::: PROVIDED DATA

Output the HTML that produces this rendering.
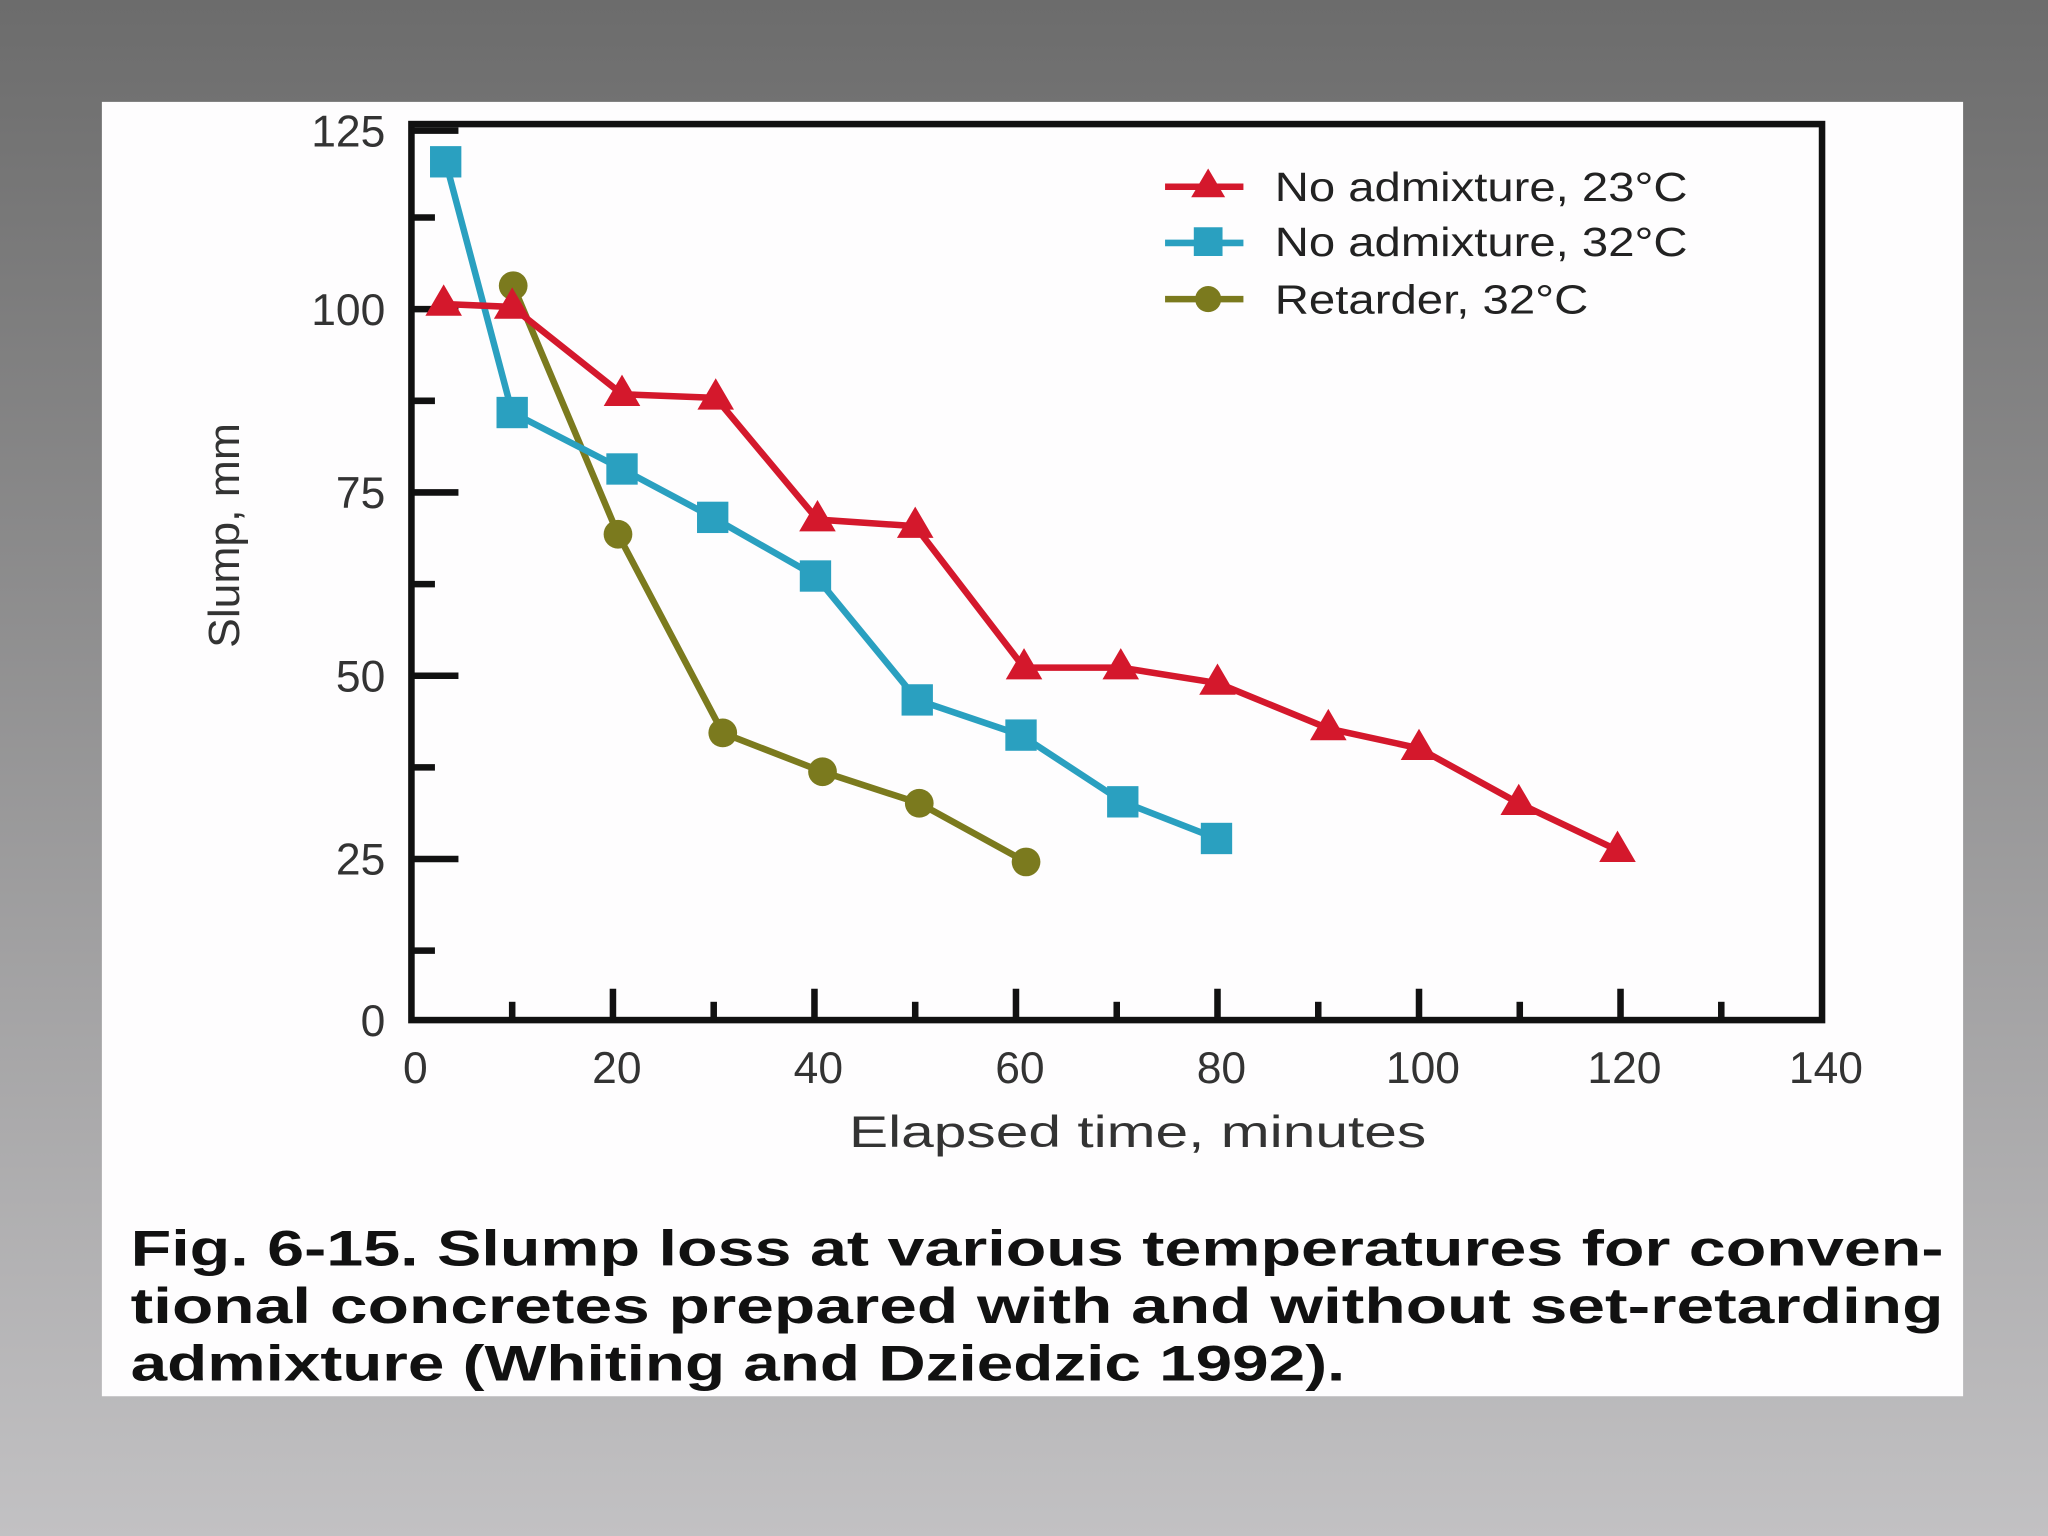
<!DOCTYPE html>
<html><head><meta charset="utf-8"><style>
html,body{margin:0;padding:0;width:2048px;height:1536px;overflow:hidden}
svg{display:block}
text{font-family:"Liberation Sans",sans-serif}
</style></head><body>
<svg id="chart" width="2048" height="1536" viewBox="0 0 1568 1176" xmlns="http://www.w3.org/2000/svg">
<defs><linearGradient id="bg" x1="0" y1="0" x2="0" y2="1"><stop offset="0" stop-color="#6c6c6c"/><stop offset="1" stop-color="#c2c1c3"/></linearGradient></defs>
<rect x="0" y="0" width="1568" height="1176" fill="url(#bg)"/>
<rect x="78" y="78" width="1425" height="991" fill="#fefdfe"/>
<g id="grid"></g>
<g id="series"></g>
<g font-size="31" fill="#222">
 <line x1="892" y1="143" x2="952" y2="143" stroke="#d4182c" stroke-width="5"/><polygon points="925,129 912,151 938,151" fill="#d4182c"/>
 <text x="976" y="154" textLength="316" lengthAdjust="spacingAndGlyphs">No admixture, 23°C</text>
 <line x1="892" y1="186" x2="952" y2="186" stroke="#2aa0c0" stroke-width="5"/><rect x="914" y="174" width="22" height="22" fill="#2aa0c0"/>
 <text x="976" y="196" textLength="316" lengthAdjust="spacingAndGlyphs">No admixture, 32°C</text>
 <line x1="892" y1="229" x2="952" y2="229" stroke="#7b7a1e" stroke-width="5"/><circle cx="925" cy="229" r="10" fill="#7b7a1e"/>
 <text x="976" y="240" textLength="240" lengthAdjust="spacingAndGlyphs">Retarder, 32°C</text>
</g>
<text transform="translate(183,410) rotate(-90)" text-anchor="middle" font-size="33" fill="#333" textLength="172" lengthAdjust="spacingAndGlyphs">Slump, mm</text>
<text x="871" y="878" text-anchor="middle" font-size="34" fill="#333" textLength="442" lengthAdjust="spacingAndGlyphs">Elapsed time, minutes</text>
<g font-weight="bold" font-size="38" fill="#111">
 <text x="100" y="969" textLength="1388" lengthAdjust="spacingAndGlyphs">Fig. 6-15. Slump loss at various temperatures for conven-</text>
 <text x="100" y="1013" textLength="1388" lengthAdjust="spacingAndGlyphs">tional concretes prepared with and without set-retarding</text>
 <text x="100" y="1057" textLength="930" lengthAdjust="spacingAndGlyphs">admixture (Whiting and Dziedzic 1992).</text>
</g>
</svg>
<script>
const xTicks=[0,20,40,60,80,100,120,140];
const xMinor=[10,30,50,70,90,110,130];
const yTicks=[0,25,50,75,100,125];
const yMinor=[12.5,37.5,62.5,87.5,112.5];
const redX=[3.2,10,20.9,30.2,40.3,50,60.8,70.4,80,91,100,109.9,119.7];
const redY=[100.7,100.3,88.4,87.9,71.3,70.4,51.1,51.1,49,42.8,40.1,32.6,26.2];
const blueX=[3.4,10,20.9,29.9,40.1,50.2,60.5,70.6,79.9];
const blueY=[120.1,85.9,78.2,71.6,63.6,46.7,41.9,32.8,27.8];
const oliveX=[10.1,20.5,30.9,40.8,50.4,61];
const oliveY=[103.2,69.3,42.2,36.9,32.6,24.6];
const NS='http://www.w3.org/2000/svg';
const L=315,R=1395,T=95,B=781;
function sx(v){return L+(v/140)*(R-L);}
function sy(v){return 798-5.613*v;}
function mk(tag,attrs,parent){const e=document.createElementNS(NS,tag);for(const k in attrs)e.setAttribute(k,attrs[k]);parent.appendChild(e);return e;}
const g=document.getElementById('grid');
const frame=mk('rect',{x:L,y:T,width:R-L,height:B-T,fill:'none',stroke:'#111','stroke-width':5},g);


xTicks.forEach(v=>{
 if(v>0&&v<140)mk('line',{x1:sx(v),y1:B,x2:sx(v),y2:B-24,stroke:'#111','stroke-width':5},g);
 const t=mk('text',{x:sx(v)+3,y:B+48,'text-anchor':'middle','font-size':34,fill:'#333'},g);
 t.textContent=v;
 
 
});
xMinor.forEach(v=>{mk('line',{x1:sx(v),y1:B,x2:sx(v),y2:B-14,stroke:'#111','stroke-width':5},g);});
yTicks.forEach(v=>{
 const y=Math.min(Math.max(sy(v),T+5),B);
 if(v>0)mk('line',{x1:L,y1:y,x2:L+36,y2:y,stroke:'#111','stroke-width':5},g);
 const t=mk('text',{x:L-20,y:y+12,'text-anchor':'end','font-size':34,fill:'#333'},g);
 t.textContent=v;
 
 
});
yMinor.forEach(v=>{mk('line',{x1:L,y1:sy(v),x2:L+18,y2:sy(v),stroke:'#111','stroke-width':5},g);});
const s=document.getElementById('series');
function series(xs,ys,color,shape,name){
 const pts=xs.map((x,i)=>sx(x)+','+sy(ys[i])).join(' ');
 const pl=mk('polyline',{points:pts,fill:'none',stroke:color,'stroke-width':5,'stroke-linejoin':'round'},s);
 
 
 xs.forEach((x,i)=>{
  const cx=sx(x),cy=sy(ys[i]);let m;
  if(shape==='tri')m=mk('polygon',{points:`${cx},${cy-15} ${cx-14},${cy+9} ${cx+14},${cy+9}`,fill:color},s);
  else if(shape==='sq')m=mk('rect',{x:cx-12,y:cy-12,width:24,height:24,fill:color},s);
  else m=mk('circle',{cx:cx,cy:cy,r:11,fill:color},s);
  
  
 });
}
series(oliveX,oliveY,'#7b7a1e','circ','retarder-32c');
series(blueX,blueY,'#2aa0c0','sq','no-admixture-32c');
series(redX,redY,'#d4182c','tri','no-admixture-23c');
</script>
</body></html>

::::::

## EXERCISE AIM
All of the material above needs to be restated exactly, with no pictures.

## REPLY TO THE TASK
Output the HTML that produces this rendering.
<!DOCTYPE html>
<html><head><meta charset="utf-8"><style>
html,body{margin:0;padding:0;width:2048px;height:1536px;overflow:hidden}
svg{display:block}
text{font-family:"Liberation Sans",sans-serif}
</style></head><body>
<svg id="chart" width="2048" height="1536" viewBox="0 0 1568 1176" xmlns="http://www.w3.org/2000/svg">
<defs><linearGradient id="bg" x1="0" y1="0" x2="0" y2="1"><stop offset="0" stop-color="#6c6c6c"/><stop offset="1" stop-color="#c2c1c3"/></linearGradient></defs>
<rect x="0" y="0" width="1568" height="1176" fill="url(#bg)"/>
<rect x="78" y="78" width="1425" height="991" fill="#fefdfe"/>
<g id="grid"></g>
<g id="series"></g>
<g font-size="31" fill="#222">
 <line x1="892" y1="143" x2="952" y2="143" stroke="#d4182c" stroke-width="5"/><polygon points="925,129 912,151 938,151" fill="#d4182c"/>
 <text x="976" y="154" textLength="316" lengthAdjust="spacingAndGlyphs">No admixture, 23°C</text>
 <line x1="892" y1="186" x2="952" y2="186" stroke="#2aa0c0" stroke-width="5"/><rect x="914" y="174" width="22" height="22" fill="#2aa0c0"/>
 <text x="976" y="196" textLength="316" lengthAdjust="spacingAndGlyphs">No admixture, 32°C</text>
 <line x1="892" y1="229" x2="952" y2="229" stroke="#7b7a1e" stroke-width="5"/><circle cx="925" cy="229" r="10" fill="#7b7a1e"/>
 <text x="976" y="240" textLength="240" lengthAdjust="spacingAndGlyphs">Retarder, 32°C</text>
</g>
<text transform="translate(183,410) rotate(-90)" text-anchor="middle" font-size="33" fill="#333" textLength="172" lengthAdjust="spacingAndGlyphs">Slump, mm</text>
<text x="871" y="878" text-anchor="middle" font-size="34" fill="#333" textLength="442" lengthAdjust="spacingAndGlyphs">Elapsed time, minutes</text>
<g font-weight="bold" font-size="38" fill="#111">
 <text x="100" y="969" textLength="1388" lengthAdjust="spacingAndGlyphs">Fig. 6-15. Slump loss at various temperatures for conven-</text>
 <text x="100" y="1013" textLength="1388" lengthAdjust="spacingAndGlyphs">tional concretes prepared with and without set-retarding</text>
 <text x="100" y="1057" textLength="930" lengthAdjust="spacingAndGlyphs">admixture (Whiting and Dziedzic 1992).</text>
</g>
</svg>
<script>
const xTicks=[0,20,40,60,80,100,120,140];
const xMinor=[10,30,50,70,90,110,130];
const yTicks=[0,25,50,75,100,125];
const yMinor=[12.5,37.5,62.5,87.5,112.5];
const redX=[3.2,10,20.9,30.2,40.3,50,60.8,70.4,80,91,100,109.9,119.7];
const redY=[100.7,100.3,88.4,87.9,71.3,70.4,51.1,51.1,49,42.8,40.1,32.6,26.2];
const blueX=[3.4,10,20.9,29.9,40.1,50.2,60.5,70.6,79.9];
const blueY=[120.1,85.9,78.2,71.6,63.6,46.7,41.9,32.8,27.8];
const oliveX=[10.1,20.5,30.9,40.8,50.4,61];
const oliveY=[103.2,69.3,42.2,36.9,32.6,24.6];
const NS='http://www.w3.org/2000/svg';
const L=315,R=1395,T=95,B=781;
function sx(v){return L+(v/140)*(R-L);}
function sy(v){return 798-5.613*v;}
function mk(tag,attrs,parent){const e=document.createElementNS(NS,tag);for(const k in attrs)e.setAttribute(k,attrs[k]);parent.appendChild(e);return e;}
const g=document.getElementById('grid');
const frame=mk('rect',{x:L,y:T,width:R-L,height:B-T,fill:'none',stroke:'#111','stroke-width':5},g);


xTicks.forEach(v=>{
 if(v>0&&v<140)mk('line',{x1:sx(v),y1:B,x2:sx(v),y2:B-24,stroke:'#111','stroke-width':5},g);
 const t=mk('text',{x:sx(v)+3,y:B+48,'text-anchor':'middle','font-size':34,fill:'#333'},g);
 t.textContent=v;
 
 
});
xMinor.forEach(v=>{mk('line',{x1:sx(v),y1:B,x2:sx(v),y2:B-14,stroke:'#111','stroke-width':5},g);});
yTicks.forEach(v=>{
 const y=Math.min(Math.max(sy(v),T+5),B);
 if(v>0)mk('line',{x1:L,y1:y,x2:L+36,y2:y,stroke:'#111','stroke-width':5},g);
 const t=mk('text',{x:L-20,y:y+12,'text-anchor':'end','font-size':34,fill:'#333'},g);
 t.textContent=v;
 
 
});
yMinor.forEach(v=>{mk('line',{x1:L,y1:sy(v),x2:L+18,y2:sy(v),stroke:'#111','stroke-width':5},g);});
const s=document.getElementById('series');
function series(xs,ys,color,shape,name){
 const pts=xs.map((x,i)=>sx(x)+','+sy(ys[i])).join(' ');
 const pl=mk('polyline',{points:pts,fill:'none',stroke:color,'stroke-width':5,'stroke-linejoin':'round'},s);
 
 
 xs.forEach((x,i)=>{
  const cx=sx(x),cy=sy(ys[i]);let m;
  if(shape==='tri')m=mk('polygon',{points:`${cx},${cy-15} ${cx-14},${cy+9} ${cx+14},${cy+9}`,fill:color},s);
  else if(shape==='sq')m=mk('rect',{x:cx-12,y:cy-12,width:24,height:24,fill:color},s);
  else m=mk('circle',{cx:cx,cy:cy,r:11,fill:color},s);
  
  
 });
}
series(oliveX,oliveY,'#7b7a1e','circ','retarder-32c');
series(blueX,blueY,'#2aa0c0','sq','no-admixture-32c');
series(redX,redY,'#d4182c','tri','no-admixture-23c');
</script>
</body></html>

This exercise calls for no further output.